- Church: Catholic Church
- See: Apostolic Vicariate of Puerto Maldonado
- Installed: 23 June 2015
- Predecessor: Francisco González Hernández [es]
- Other post: Titular Bishop of Izirzada (since 2014)
- Previous post: Coadjutor Vicar Apostolic of Puerto Maldonado (2014-2015)

Orders
- Ordination: 11 December 1999
- Consecration: 11 October 2014 by Francisco González Hernández

Personal details
- Born: 10 January 1970 (age 56) Vittoria, Álava, Spanish State
- Coat of arms: David Martínez De Aguirre Guinea's coat of arms

= David Martínez De Aguirre Guinea =

Spanish catholic bishop (born 1970)

David Martínez De Aguirre Guinea (born 10 January 1970) is a Spanish-born prelate of the Catholic Church who has served as Apostolic Vicar of Puerto Maldonado, Peru, since 2015. He has worked in Peru since 2001.

==Biography==
David Martínez De Aguirre Guinea was born on 10 January 1970 in Vitoria-Gasteiz, Spain.
After completing his early education at Marianista Santa María Ikastetxea di Vitória-Gasteiz, he attended the Higher Institute of Philosophy in Valladolid (1993-1995) and then the Faculty of Theology Saint Stephen in Salamanca (1995-1998). He earned a degree in Biblical Theology at the University of Deusto in Bilbao and studied at the Dominican École Biblique et Archéologique Française in Jerusalem (1998-2000).

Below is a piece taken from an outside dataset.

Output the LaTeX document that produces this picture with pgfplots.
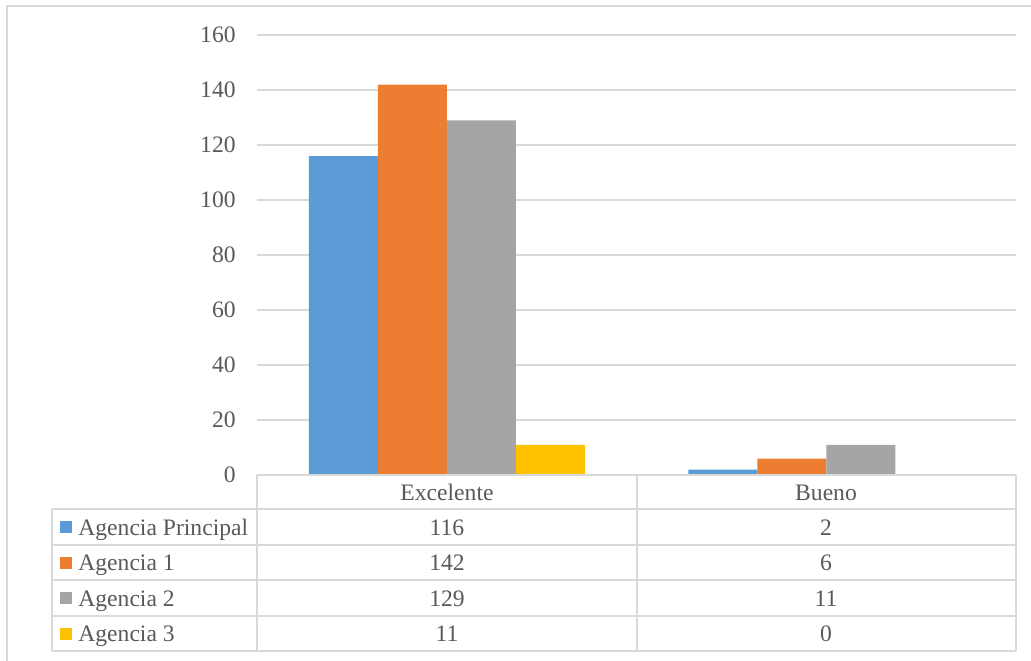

On 18 September 1993, Martínez professed his final vows as a Dominican and on 11 December 1999 he was ordained to the priesthood. Over the next few years he held pastoral positions first in Bilbao and then in Cusco, Peru. and then in Puerto Maldonado where he taught Biblical Theology at the vicariate's seminary. From 2001 to 2014 he led the church and mission of Kirigueti, while serving from 2004 to 2014 as councillor of the Regional Vicariate of Saint Rose of Lima. He also led the mission of San Pedro Mártir de Timpía and was a director of the Cultural Center José Pio Aza in Lima.

On 8 July 2014, Pope Francis named him Coadjutor Bishop of the Apostolic Vicariate of Puerto Maldonado, and he succeeded to the office of Bishop on 23 June 2015 when Francis accepted the resignation of his predecessor, Bishop Francisco González Hernández. He described his mission and hopes for the 2019 Synod in 2018:

We hope that the synod will raise awareness that the Amazon region is not just a pantry to be raided for its resources, but a space to protect. We are an Amazon church, with the Amazon at its heart. We have to ensure the peoples of the Amazon have a stronger participation in the church, and that their contribution shows us the face of Christ and can enrich us.

On 4 May 2019, Francis named him one of two Special Secretaries for the October 2019 Synod of Bishops for the Pan-Amazon region.